Abstract is a strictly-typed language. It means that in abstract, every data or object that holds data need to have its data structure explicitly declared by the user.

note

Data structures refers to any kind of binary data stored by the machine, being primitive or not. Some examples are bytes that, in memory, uses a space of 8 contiguous bits to represent a numerical value.

Sometimes, types can use the same data structures to represent diferent values. As an example, a char have the same struct as a numerical i32, but is not handled as a number when declared as it.

Like in C, C# or Java, all input, output and storage of data needs to be declared with a specific type to make sure any binary data will be read or written accordingly.
Type strictness (AKA static typing) is an important resource in a program language as it can be used to define complex structures, non-numerical data, lists, references and alike.

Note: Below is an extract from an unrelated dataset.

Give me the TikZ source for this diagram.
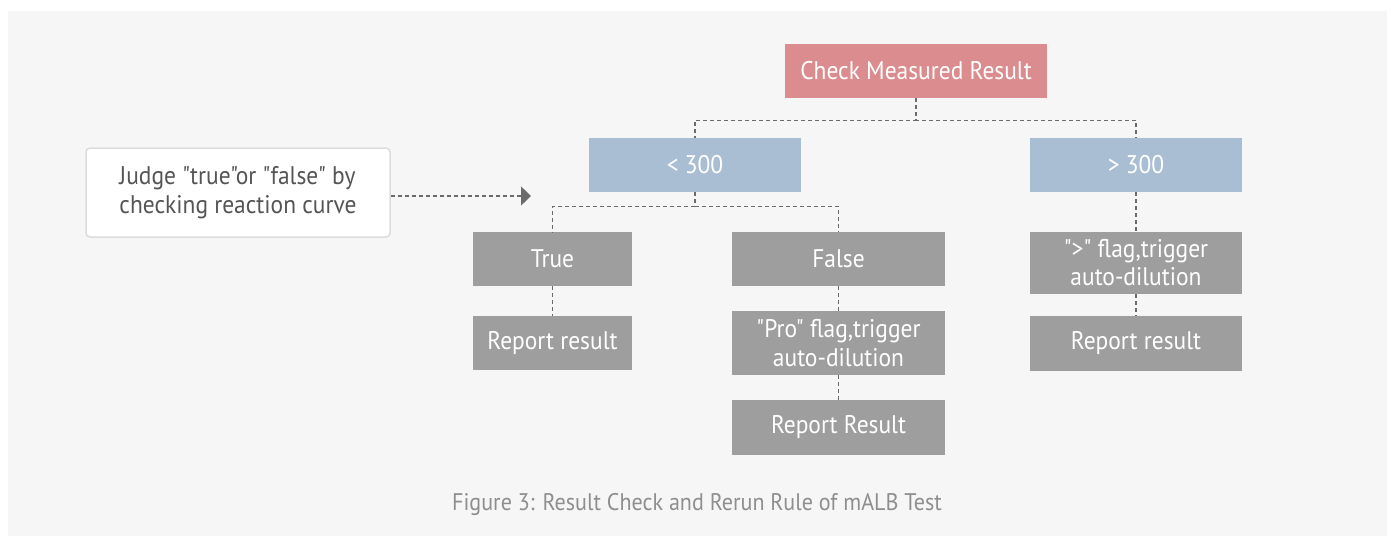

An example on the use of types:

import from Std.Console

# The function main will ask for a list of strings
# to be called. It also declares a return type
# 'void', meaning it will not return any valid data.
@public func void main([]string args) {

    # Let's declare 3 variable data spaces in program's
    # memory, one for a signed byte, short and integer.
    let i8 myByte = 8
    let i16 myShort = 16
    let i32 myInt = 32

    # Now, let's pass these variables in a function 'foo'
    # which is an overloaded to accept multiple types as
    # shown below.

    # The first call is receiving an 'i8' as its argument.
    # As the function is declared to accept 'i8', this
    # code will be executed.
    foo(myByte) # foo(i8) -> void

    # The second call is receiving a 'i32' as its argument.
    # The function has an overload that accepts a 'i32'.
    # Hence, this code will be executed.
    foo(myInt) # foo(i32) -> void

    # The third call is receiving an 'i16' as its argument.
    # It can be seen below, that we don't have any overload
    # of 'foo' that accepts a value of the type 'i16'.
    # However, as the type 'i16' is implicitly convertible
    # to the type 'i32', the program will implicitly
    # convert the argument to i32 and call the right
    # overload.
    foo(myShort) # foo(i32) -> void

}

# Overloads of the function 'foo'
@public func void foo(i8 value) {
    writeln("The value is a byte and it is \{value}!")
}
@public func void foo(i32 value) {
    writeln("The value is an int32 and it is \{value}!")
}

Console Output
The value is a byte and it is 8!
The value is an int32 and it is 32!
The value is an int32 and it is 16!